-- Start Provided data --
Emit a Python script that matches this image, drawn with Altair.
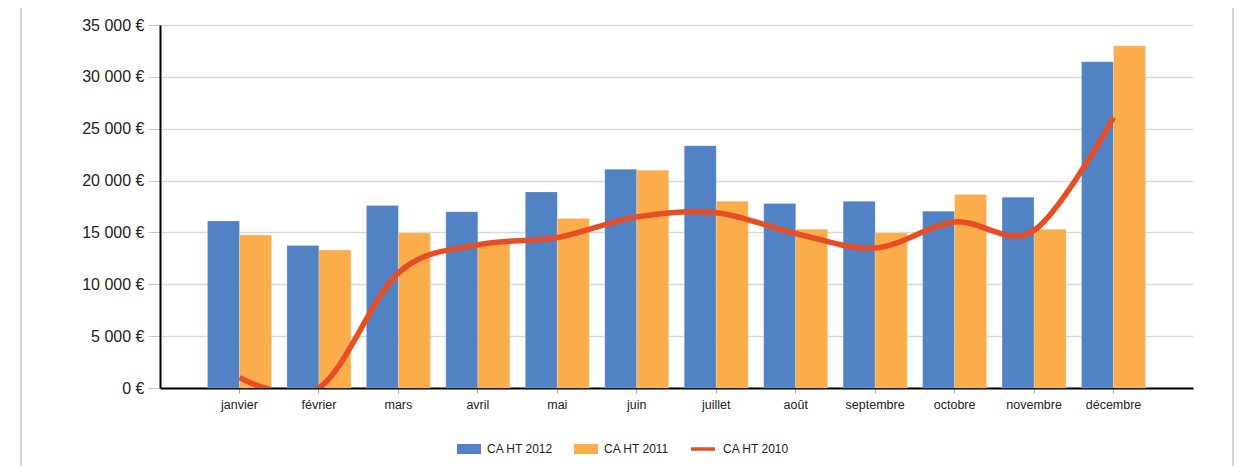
import altair as alt
import pandas as pd

months = ["janvier", "février", "mars", "avril", "mai", "juin", "juillet",
          "août", "septembre", "octobre", "novembre", "décembre"]
ca_2012 = [16100, 13750, 17600, 17000, 18900, 21100, 23350, 17800, 18000, 17050, 18400, 31450]
ca_2011 = [14750, 13300, 14950, 14000, 16350, 21000, 18000, 15300, 14950, 18650, 15300, 33000]
ca_2010 = [1000, 0, 11100, 13800, 14500, 16500, 16900, 14900, 13500, 16000, 15200, 26100]
bar_series = ["CA HT 2012", "CA HT 2011"]
line_series = ["CA HT 2010"]
bar_colors = ["#5182c4", "#fbad4b"]
line_colors = ["#e84e25"]
y_ticks = [0, 5000, 10000, 15000, 20000, 25000, 30000, 35000]

bars_df = pd.DataFrame({
    "mois": months * 2,
    "serie": [bar_series[0]] * 12 + [bar_series[1]] * 12,
    "valeur": ca_2012 + ca_2011,
})
line_df = pd.DataFrame({"mois": months, "serie": line_series * 12, "valeur": ca_2010})

FONT = "Liberation Sans"

common_legend = dict(
    title=None, orient="none", direction="horizontal",
    symbolSize=576, labelFontSize=12, labelFont=FONT, labelColor="#222",
    labelOffset=6, columnPadding=20, padding=0,
)
bar_legend = alt.Legend(legendX=297, legendY=412,
                        symbolType="M-1,-0.42H1V0.42H-1Z", symbolStrokeWidth=0,
                        **common_legend)
line_legend = alt.Legend(legendX=529, legendY=410,
                         symbolType="M-1,0H1", symbolStrokeWidth=3.5,
                         symbolStrokeColor=line_colors[0],
                         **common_legend)

x_enc = alt.X(
    "mois:N", sort=months, title=None,
    scale=alt.Scale(paddingInner=0.195, paddingOuter=0.5975),
    axis=alt.Axis(labelAngle=0, grid=False, domainColor="black", domainWidth=2,
                  tickColor="#aaaaaa", tickSize=5, labelFontSize=12.5, labelFont=FONT,
                  labelColor="#222", labelPadding=5),
)
y_enc = alt.Y(
    "valeur:Q", title=None,
    scale=alt.Scale(domain=[0, 35000], nice=False, zero=True),
    axis=alt.Axis(values=y_ticks, labelExpr="replace(format(datum.value, ','), ',', ' ') + ' €'",
                  tickSize=12, tickColor="#c8c8c8", gridColor="#d9d9d9", gridWidth=1.5,
                  domainColor="black", domainWidth=2, labelFontSize=16, labelFont=FONT,
                  labelColor="#222", labelPadding=4),
)

bars = alt.Chart(bars_df).mark_bar(stroke="#ffffff", strokeOpacity=0.25, strokeWidth=0.8).encode(
    x=x_enc,
    xOffset=alt.XOffset("serie:N", sort=bar_series,
                        scale=alt.Scale(domain=bar_series, paddingInner=0, paddingOuter=0)),
    y=y_enc,
    fill=alt.Fill("serie:N", sort=bar_series,
                  scale=alt.Scale(domain=bar_series, range=bar_colors), legend=bar_legend),
)

line = alt.Chart(line_df).mark_line(strokeWidth=5.5, interpolate="cardinal", clip=True).encode(
    x=alt.X("mois:N", sort=months),
    y=alt.Y("valeur:Q"),
    stroke=alt.Stroke("serie:N", scale=alt.Scale(domain=line_series, range=line_colors),
                      legend=line_legend),
)

frame_df = pd.DataFrame({"a": [0]})
left_rule = alt.Chart(frame_df).mark_rule(color="#d4d4d4", strokeWidth=2).encode(
    x=alt.value(-139), y=alt.value(-17), y2=alt.value(441))
right_rule = alt.Chart(frame_df).mark_rule(color="#d4d4d4", strokeWidth=2).encode(
    x=alt.value(1073), y=alt.value(-17), y2=alt.value(441))

chart = alt.layer(left_rule, right_rule, bars, line).properties(
    width=1033, height=363,
    autosize=alt.AutoSizeParams(type="none"),
    padding={"left": 152, "top": 17, "right": 42, "bottom": 78},
    background="white",
).resolve_scale(fill="independent", stroke="independent").configure_view(stroke=None)

chart.save("out.html", embed_options={"renderer": "svg", "actions": False})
-- End Provided data --
**Stated goal**: Leave out the pictures and repeat the lines from the start of the material through the line with "import pandas as pd", inclusive.

**Solution to this task**:
Emit a Python script that matches this image, drawn with Altair.
import altair as alt
import pandas as pd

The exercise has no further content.